TASK INSTRUCTIONS →
Reproduce the listing below exactly. Pictures do not belong in the copy.

======

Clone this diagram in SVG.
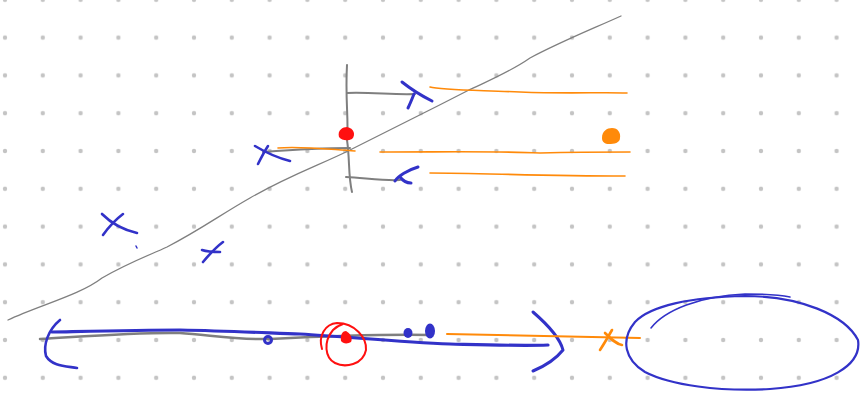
<svg xmlns="http://www.w3.org/2000/svg" width="860" height="395" viewBox="0 0 860 395">
<defs>
<pattern id="dots" x="-13.9" y="18.7" width="37.8" height="37.8" patternUnits="userSpaceOnUse">
<circle cx="18.9" cy="18.9" r="2.2" fill="#c4c4c4"/>
</pattern>
</defs>
<style>
.g{fill:none;stroke:#7f7f7f;stroke-linecap:round;stroke-linejoin:round}
.b{fill:none;stroke:#3232c8;stroke-linecap:round;stroke-linejoin:round}
.o{fill:none;stroke:#ff8a0a;stroke-linecap:round;stroke-linejoin:round}
.r{fill:none;stroke:#ff1010;stroke-linecap:round;stroke-linejoin:round}
.rf{fill:#ff1010;stroke:none}
</style>
<rect width="860" height="395" fill="#ffffff"/>
<rect width="860" height="395" fill="url(#dots)"/>
<g id="diagonal">
<path class="g" stroke-width="1.3" d="M8,320 C40,305 80,295 102,278 C130,262 150,255 167,247 C200,230 220,215 250,198 C290,175 320,165 350,150 C400,125 430,110 467,91 C490,80 510,72 530,58 C560,42 590,30 621,16"/>
</g>
<g id="bracket">
<path class="g" stroke-width="2" d="M347,65 C345,100 349,120 347,140 C350,160 348,175 352,192"/>
<path class="g" stroke-width="2" d="M347,93 C370,92 395,95 415,94"/>
<path class="g" stroke-width="2" d="M346,177 C365,178 385,181 400,180"/>
<path class="g" stroke-width="2" d="M263,152 C290,150 320,148 350,148"/>
<path class="b" stroke-width="3" d="M402,82 C412,90 422,96 432,101"/>
<path class="b" stroke-width="3" d="M414,94 C412,99 410,104 408,108"/>
<path class="b" stroke-width="3" d="M418,167 C408,170 398,176 395,181"/>
<path class="b" stroke-width="3" d="M400,177 C403,181 407,183 411,183"/>
<path class="b" stroke-width="2.6" d="M255,146 C265,152 278,158 290,161"/>
<path class="b" stroke-width="2.6" d="M268,146 C264,152 261,158 258,164"/>
<path class="rf" d="M339,137 C337,130 343,127 347,127 C354,128 356,135 352,139 C348,141 342,141 339,137 Z"/>
</g>
<g id="orange-lines">
<path class="o" stroke-width="1.6" d="M278,148 C300,146 325,149 355,151"/>
<path class="o" stroke-width="1.6" d="M430,87 C440,90 470,90 520,92 C570,94 600,92 627,93"/>
<path class="o" stroke-width="1.6" d="M380,152 C450,152 500,151 540,153 C580,152 610,152 630,152"/>
<path class="o" stroke-width="1.6" d="M430,173 C480,173 540,176 625,176"/>
<path fill="#ff8a0a" d="M602,138 C602,131 607,128 612,128 C618,128 621,133 620,138 C620,143 614,144 609,144 C605,144 602,142 602,138 Z"/>
</g>
<g id="crosses">
<path class="b" stroke-width="2.6" d="M102,214 C112,224 124,230 137,233"/>
<path class="b" stroke-width="2.6" d="M123,214 C115,220 108,228 103,235"/>
<path class="b" stroke-width="1.5" d="M136,246 L137,248"/>
<path class="b" stroke-width="2.6" d="M202,250 C208,252 214,252 220,252"/>
<path class="b" stroke-width="2.6" d="M223,242 C215,248 208,256 203,262"/>
</g>
<g id="timeline">
<path class="g" stroke-width="2.5" d="M40,339 C90,336 140,332 180,333 C210,335 240,340 270,339 C310,337 370,334 430,335"/>
<path class="b" stroke-width="3.2" d="M52,332 C100,331 140,330 180,330 C230,331 270,333 300,334 C350,337 400,342 450,344 C490,345 520,346 548,345"/>
<path class="b" stroke-width="2.6" d="M60,320 C48,330 43,345 46,356 C52,366 65,366 77,368"/>
<path class="b" stroke-width="3" d="M533,312 C548,325 560,338 563,350 C555,360 545,366 533,371"/>
<circle cx="268" cy="340" r="3.5" fill="none" stroke="#3232c8" stroke-width="3"/>
<ellipse cx="408" cy="333" rx="4.5" ry="5" fill="#3232c8"/>
<ellipse cx="430" cy="331" rx="5" ry="7.5" fill="#3232c8"/>
<path class="rf" d="M341,341 C340,334 343,331 346,331 C350,333 353,338 351,342 C348,344 343,344 341,341 Z"/>
<path class="r" stroke-width="2" d="M322,349 C318,336 325,324 337,323 C355,323 367,338 366,350 C363,365 345,368 335,363 C325,358 323,342 333,330 C336,327 340,325 343,324"/>
</g>
<g id="result">
<path class="o" stroke-width="2" d="M447,334 C500,335 560,336 640,338"/>
<path class="o" stroke-width="2.6" d="M600,350 C604,344 608,337 612,330"/>
<path class="o" stroke-width="2.6" d="M605,333 C611,339 616,344 622,345"/>
<path class="b" stroke-width="2.2" d="M745,296 C800,296 845,315 858,340 C862,365 830,385 770,389 C720,392 670,385 645,372 C625,360 620,340 635,322 C650,306 690,297 745,296 Z"/>
<path class="b" stroke-width="1.5" d="M651,328 C665,310 700,296 745,294 C765,294 780,295 790,297"/>
</g>
</svg>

======

FULL OUTPUT →
Clone this diagram in SVG.
<svg xmlns="http://www.w3.org/2000/svg" width="860" height="395" viewBox="0 0 860 395">
<defs>
<pattern id="dots" x="-13.9" y="18.7" width="37.8" height="37.8" patternUnits="userSpaceOnUse">
<circle cx="18.9" cy="18.9" r="2.2" fill="#c4c4c4"/>
</pattern>
</defs>
<style>
.g{fill:none;stroke:#7f7f7f;stroke-linecap:round;stroke-linejoin:round}
.b{fill:none;stroke:#3232c8;stroke-linecap:round;stroke-linejoin:round}
.o{fill:none;stroke:#ff8a0a;stroke-linecap:round;stroke-linejoin:round}
.r{fill:none;stroke:#ff1010;stroke-linecap:round;stroke-linejoin:round}
.rf{fill:#ff1010;stroke:none}
</style>
<rect width="860" height="395" fill="#ffffff"/>
<rect width="860" height="395" fill="url(#dots)"/>
<g id="diagonal">
<path class="g" stroke-width="1.3" d="M8,320 C40,305 80,295 102,278 C130,262 150,255 167,247 C200,230 220,215 250,198 C290,175 320,165 350,150 C400,125 430,110 467,91 C490,80 510,72 530,58 C560,42 590,30 621,16"/>
</g>
<g id="bracket">
<path class="g" stroke-width="2" d="M347,65 C345,100 349,120 347,140 C350,160 348,175 352,192"/>
<path class="g" stroke-width="2" d="M347,93 C370,92 395,95 415,94"/>
<path class="g" stroke-width="2" d="M346,177 C365,178 385,181 400,180"/>
<path class="g" stroke-width="2" d="M263,152 C290,150 320,148 350,148"/>
<path class="b" stroke-width="3" d="M402,82 C412,90 422,96 432,101"/>
<path class="b" stroke-width="3" d="M414,94 C412,99 410,104 408,108"/>
<path class="b" stroke-width="3" d="M418,167 C408,170 398,176 395,181"/>
<path class="b" stroke-width="3" d="M400,177 C403,181 407,183 411,183"/>
<path class="b" stroke-width="2.6" d="M255,146 C265,152 278,158 290,161"/>
<path class="b" stroke-width="2.6" d="M268,146 C264,152 261,158 258,164"/>
<path class="rf" d="M339,137 C337,130 343,127 347,127 C354,128 356,135 352,139 C348,141 342,141 339,137 Z"/>
</g>
<g id="orange-lines">
<path class="o" stroke-width="1.6" d="M278,148 C300,146 325,149 355,151"/>
<path class="o" stroke-width="1.6" d="M430,87 C440,90 470,90 520,92 C570,94 600,92 627,93"/>
<path class="o" stroke-width="1.6" d="M380,152 C450,152 500,151 540,153 C580,152 610,152 630,152"/>
<path class="o" stroke-width="1.6" d="M430,173 C480,173 540,176 625,176"/>
<path fill="#ff8a0a" d="M602,138 C602,131 607,128 612,128 C618,128 621,133 620,138 C620,143 614,144 609,144 C605,144 602,142 602,138 Z"/>
</g>
<g id="crosses">
<path class="b" stroke-width="2.6" d="M102,214 C112,224 124,230 137,233"/>
<path class="b" stroke-width="2.6" d="M123,214 C115,220 108,228 103,235"/>
<path class="b" stroke-width="1.5" d="M136,246 L137,248"/>
<path class="b" stroke-width="2.6" d="M202,250 C208,252 214,252 220,252"/>
<path class="b" stroke-width="2.6" d="M223,242 C215,248 208,256 203,262"/>
</g>
<g id="timeline">
<path class="g" stroke-width="2.5" d="M40,339 C90,336 140,332 180,333 C210,335 240,340 270,339 C310,337 370,334 430,335"/>
<path class="b" stroke-width="3.2" d="M52,332 C100,331 140,330 180,330 C230,331 270,333 300,334 C350,337 400,342 450,344 C490,345 520,346 548,345"/>
<path class="b" stroke-width="2.6" d="M60,320 C48,330 43,345 46,356 C52,366 65,366 77,368"/>
<path class="b" stroke-width="3" d="M533,312 C548,325 560,338 563,350 C555,360 545,366 533,371"/>
<circle cx="268" cy="340" r="3.5" fill="none" stroke="#3232c8" stroke-width="3"/>
<ellipse cx="408" cy="333" rx="4.5" ry="5" fill="#3232c8"/>
<ellipse cx="430" cy="331" rx="5" ry="7.5" fill="#3232c8"/>
<path class="rf" d="M341,341 C340,334 343,331 346,331 C350,333 353,338 351,342 C348,344 343,344 341,341 Z"/>
<path class="r" stroke-width="2" d="M322,349 C318,336 325,324 337,323 C355,323 367,338 366,350 C363,365 345,368 335,363 C325,358 323,342 333,330 C336,327 340,325 343,324"/>
</g>
<g id="result">
<path class="o" stroke-width="2" d="M447,334 C500,335 560,336 640,338"/>
<path class="o" stroke-width="2.6" d="M600,350 C604,344 608,337 612,330"/>
<path class="o" stroke-width="2.6" d="M605,333 C611,339 616,344 622,345"/>
<path class="b" stroke-width="2.2" d="M745,296 C800,296 845,315 858,340 C862,365 830,385 770,389 C720,392 670,385 645,372 C625,360 620,340 635,322 C650,306 690,297 745,296 Z"/>
<path class="b" stroke-width="1.5" d="M651,328 C665,310 700,296 745,294 C765,294 780,295 790,297"/>
</g>
</svg>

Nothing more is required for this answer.